▶ Entries with chart source code
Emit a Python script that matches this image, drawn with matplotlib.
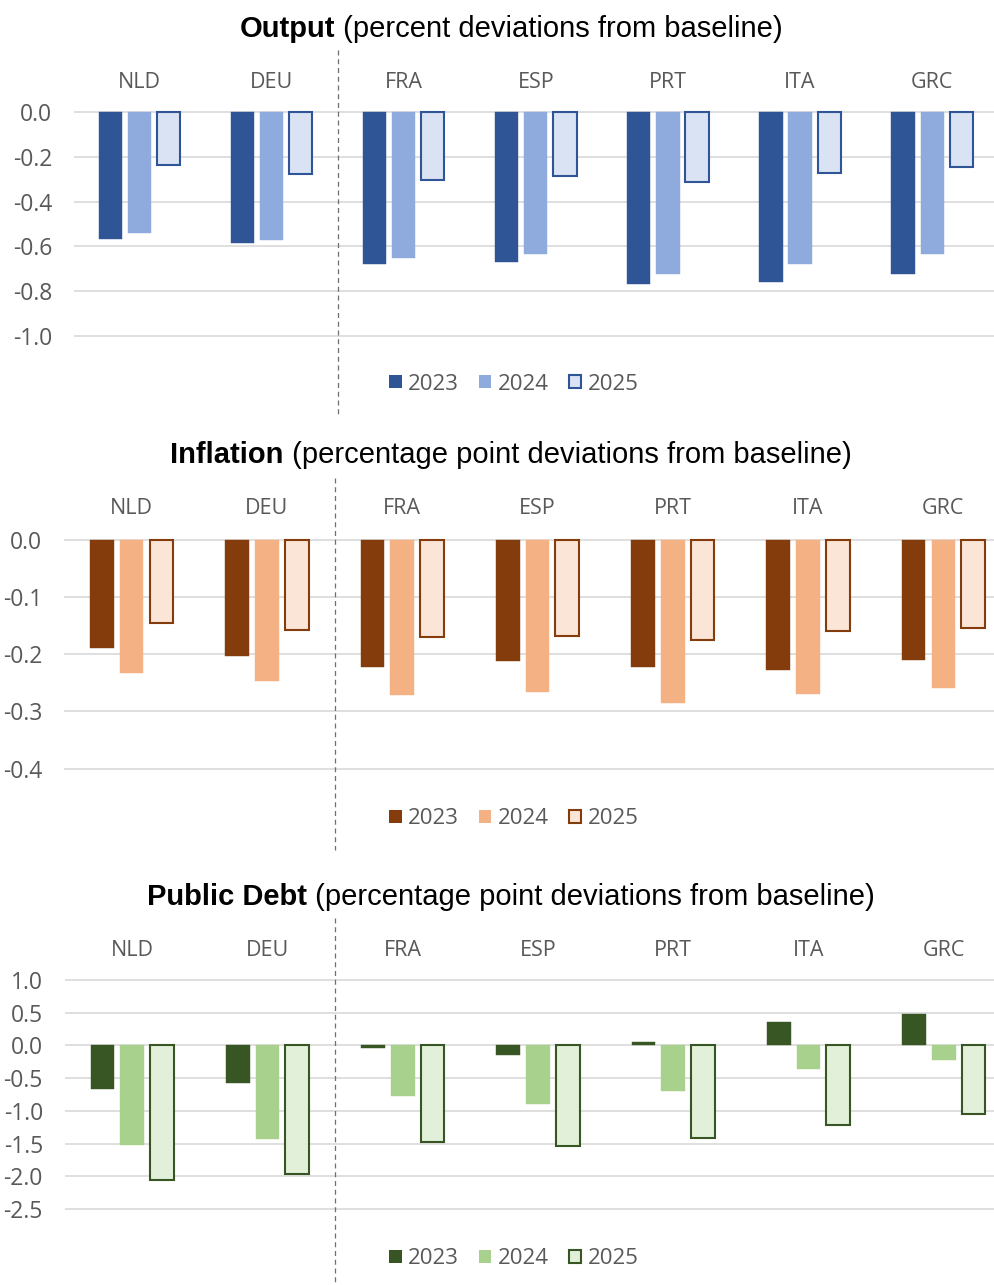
import matplotlib
matplotlib.use("Agg")
import matplotlib.pyplot as plt
import matplotlib.transforms as mtrans
from matplotlib.lines import Line2D
from matplotlib.patches import Patch
import numpy as np

plt.rcParams["axes.unicode_minus"] = False

countries = ["NLD", "DEU", "FRA", "ESP", "PRT", "ITA", "GRC"]
years = ["2023", "2024", "2025"]

# Output, percent deviations
output_2023 = [-0.566, -0.586, -0.680, -0.671, -0.766, -0.757, -0.725]
output_2024 = [-0.540, -0.571, -0.650, -0.632, -0.722, -0.680, -0.634]
output_2025 = [-0.236, -0.277, -0.304, -0.284, -0.312, -0.274, -0.244]

# Inflation, pp deviations
infl_2023 = [-0.190, -0.203, -0.223, -0.212, -0.223, -0.227, -0.211]
infl_2024 = [-0.232, -0.247, -0.271, -0.266, -0.286, -0.270, -0.259]
infl_2025 = [-0.145, -0.158, -0.170, -0.168, -0.176, -0.160, -0.155]

# Public debt, pp deviations
debt_2023 = [-0.66, -0.58, -0.04, -0.14, 0.05, 0.36, 0.48]
debt_2024 = [-1.52, -1.43, -0.78, -0.90, -0.69, -0.36, -0.23]
debt_2025 = [-2.06, -1.97, -1.47, -1.54, -1.41, -1.22, -1.05]

output_ticks = [0.0, -0.2, -0.4, -0.6, -0.8, -1.0]
infl_ticks = [0.0, -0.1, -0.2, -0.3, -0.4]
debt_ticks = [1.0, 0.5, 0.0, -0.5, -1.0, -1.5, -2.0, -2.5]

W, H = 994, 1285
fig = plt.figure(figsize=(W / 100, H / 100), dpi=100)

GRAY = "#595959"
LABEL_FONT = ["Open Sans", "DejaVu Sans"]
TITLE_FONT = ["Liberation Sans", "DejaVu Sans"]
FS = 15.5


def fy(p):
    return 1 - p / H


def title(ypx, bold, rest):
    r = fig.canvas.get_renderer()
    t1 = fig.text(0, fy(ypx), bold, fontsize=21, fontweight="bold",
                  family=TITLE_FONT, va="center", ha="left")
    t2 = fig.text(0, fy(ypx), rest, fontsize=21,
                  family=TITLE_FONT, va="center", ha="left")
    w1 = t1.get_window_extent(r).width
    w2 = t2.get_window_extent(r).width
    left = 511 - (w1 + w2) / 2
    t1.set_x(left / W)
    t2.set_x((left + w1) / W)


def panel(x0, x1, ptop, vtop, pbot, vbot, ticks, series, colors, label_y, legend_y, dash):
    m = 12
    scale = (vtop - vbot) / (pbot - ptop)
    ax = fig.add_axes([x0 / W, 1 - (pbot + m) / H, (x1 - x0) / W, (pbot - ptop + 2 * m) / H])
    ax.set_ylim(vbot - m * scale, vtop + m * scale)
    ax.set_xlim(-0.5, 6.5)
    ax.patch.set_alpha(0)
    for s in ax.spines.values():
        s.set_visible(False)
    ax.set_xticks([])
    ax.set_yticks(ticks)
    ax.set_yticklabels([f"{t:.1f}" for t in ticks], color=GRAY, fontsize=16.5, family=LABEL_FONT)
    ax.tick_params(axis="y", length=0, pad=15.5)
    ax.yaxis.grid(True, color="#D9D9D9", lw=1.2)
    ax.set_axisbelow(True)

    x = np.arange(len(countries))
    off = 0.22
    wd = 0.175
    handles = []
    for k, vals in enumerate(series):
        fc, ec = colors[k]
        ax.bar(x + (k - 1) * off, vals, wd, color=fc,
               edgecolor=ec if ec else fc, linewidth=1.5 if ec else 0.3)
        handles.append(Patch(facecolor=fc, edgecolor=ec if ec else fc, linewidth=1.5 if ec else 0))

    tr = mtrans.blended_transform_factory(ax.transData, fig.transFigure)
    for i, c in enumerate(countries):
        ax.text(i, fy(label_y), c, transform=tr, ha="center", va="center",
                color=GRAY, fontsize=FS, family=LABEL_FONT)

    fig.add_artist(Line2D([1.5, 1.5], [fy(dash[0]), fy(dash[1])], transform=tr,
                          color="#6F6F6F", lw=0.9, ls=(0, (4, 3))))

    leg = fig.legend(handles, years, loc="center", bbox_to_anchor=(514 / W, fy(legend_y)),
                     ncol=3, frameon=False, handlelength=0.55, handleheight=0.55,
                     handletextpad=0.3, columnspacing=0.9,
                     prop={"family": LABEL_FONT, "size": 16})
    for t in leg.get_texts():
        t.set_color(GRAY)
    return ax


title(29, "Output", " (percent deviations from baseline)")
panel(73.7, 998.1, 112, 0.0, 336, -1.0, output_ticks,
      [output_2023, output_2024, output_2025],
      [("#2F5597", None), ("#8FAADC", None), ("#DAE3F3", "#2F5597")],
      82, 384, (50, 415))

title(455, "Inflation", " (percentage point deviations from baseline)")
panel(64, 1011, 539.7, 0.0, 768.7, -0.4, infl_ticks,
      [infl_2023, infl_2024, infl_2025],
      [("#843C0C", None), ("#F4B183", None), ("#FBE5D6", "#843C0C")],
      509, 819, (478, 850))

title(897, "Public Debt", " (percentage point deviations from baseline)")
panel(64.5, 1011.5, 980, 1.0, 1209, -2.5, debt_ticks,
      [debt_2023, debt_2024, debt_2025],
      [("#375623", None), ("#A9D18E", None), ("#E2F0D9", "#375623")],
      950, 1259, (918, 1285))

fig.savefig("out.png", dpi=100)
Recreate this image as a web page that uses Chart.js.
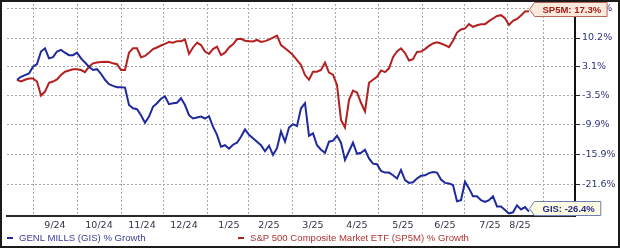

▶ EXERCISE REQUIREMENTS
Lines containing the word "this" must all be returned from the material above.

▶ SOLUTION TO THE EXERCISE
Emit a Python script that matches this image, drawn with matplotlib.
Recreate this image as a web page that uses Chart.js.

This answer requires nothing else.